What was the Proximate Cause of the Teacher's Death?
The Supreme Court ruled otherwise.
While the illness, septicemia post partum was not listed as an occupational disease in her line of work as a classroom teacher, her death from that ailment was compensable because an employment accident and the conditions of her employment contributed to its development.
The Court said:
“The condition of the classroom floor cause Mrs. Belarmino to slip and fall and suffer injury as a result. The fall precipitated the onset of recurrent abdominal pains which culminated in the premature termination of her pregnancy with tragic consequences to her. Her fall on the classroom floor brought about her premature delivery which caused the development of post partum septicemia which resulted in death. Her fall therefore was the proximate cause that set in motion an unbroken chain of events, leading to her demise.”
The Court cited a couple of cases expounding on what proximate cause is. And it responded to the argument by GSIS and ECC that the slip-and-fall accident could not have caused her death since the sepsis was due to delivering the baby at home:
“The argument is unconvincing. It overlooks the fact that septicemia post partum is a disease of childbirth, and premature childbirth would not have occurred if she did not accidentally fall in the classroom.
“It is true that if she had delivered her baby under sterile conditions in a hospital operating room instead of in the unsterile environment of her humble home, and if she had been attended by specially trained doctors and nurses, she probably would not have suffered lacerations of the vagina and she probably would not have contracted the fatal infection.”
A Declared State Policy
In ruling the case in favor of Belarmino's widower, the Court delivered a compassionate stand for the ordinary public sector worker. "The court may take judicial notice," it said, "of the meager salaries that the Government pays its public school teachers.
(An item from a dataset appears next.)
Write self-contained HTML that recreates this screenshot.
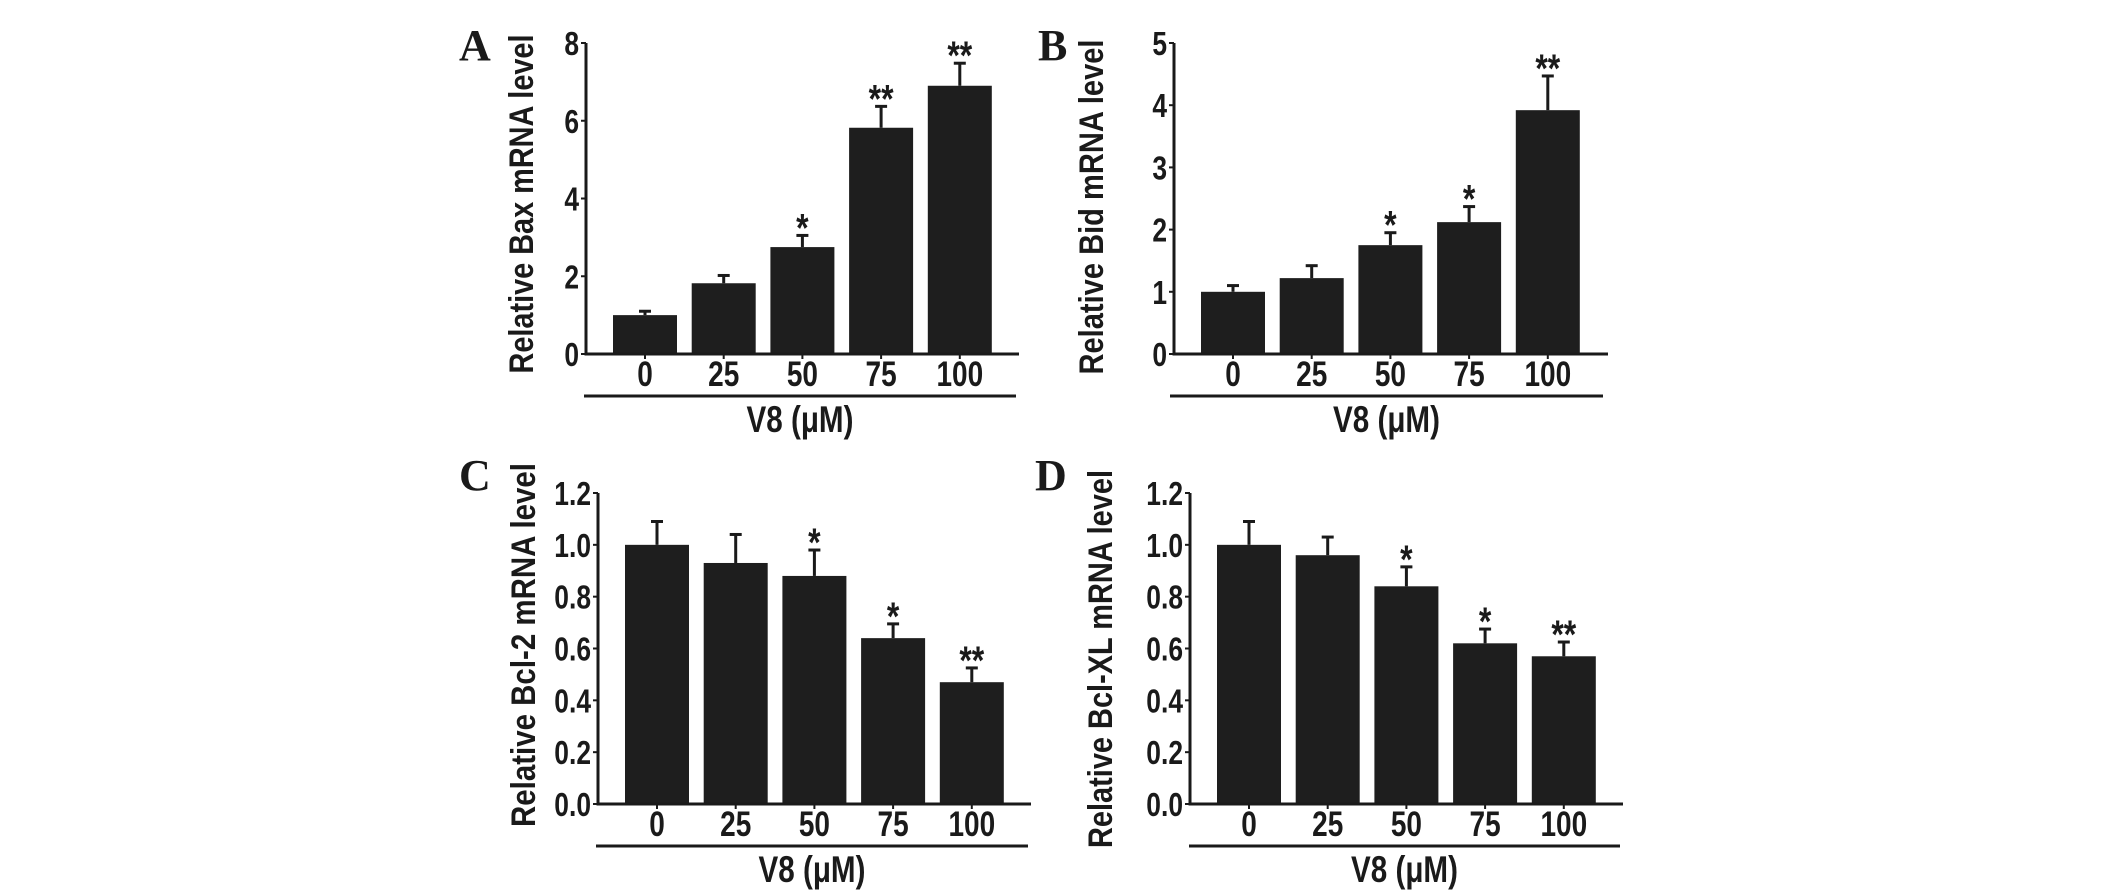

Forced to live on the margin of poverty, they are unable to afford expensive hospital care, nor the services of trained doctors and nurses when they or members of their families are in. Penury compelled the deceased to scrimp by delivering her baby at home instead of in a hospital."
And Justice Prino-Aquino, who penned the decision, didn't stop there. He went on a tirade about how government was to blame for her inability to afford the care she needed:
"The Government is not entirely blameless for her death for it is not entirely blameless for her poverty. Government has yet to perform its declared policy 'to free the people from poverty, provide adequate social services, extend to them a decent standard of living, and improve the quality of life for all (Sec. 7, Art. II, 1973 Constitution and Sec. 9, Art. II, 1987 Constitution).
"Social justice for the lowly and underpaid public school teachers will only be an empty shibboleth until Government adopts measures to ameliorate their economic condition and provides them with adequate medical care or the means to afford it..."
The Current State and Looking Ahead
Oania Belarmino's story rings true until today. Some may have jobs with guaranteed paychecks, but are the compensation and benefits enough to cover for the care needed during crucial times? Had she had better benefits, she probably would have sought maternity care inside a proper healthcare facility. And she probably would have stayed longer than the five days at the hospital for further care for her sepsis.
Looking ahead, Philippine government has found ways to provide more adequate social support to the ordinary worker, and things look better. But the country needs to reach a place where wages can actually afford the care needed. To date, minimum wage sits at just under 3,000 USD annually (computed based on daily minimum wage). Childbirth can cost up to 2,000 USD, but I know some people who've told me that they spent as much as 10,000 USD.
There's still a lot of ground to cover in terms of improving compensation and benefits for the ordinary Filipino worker.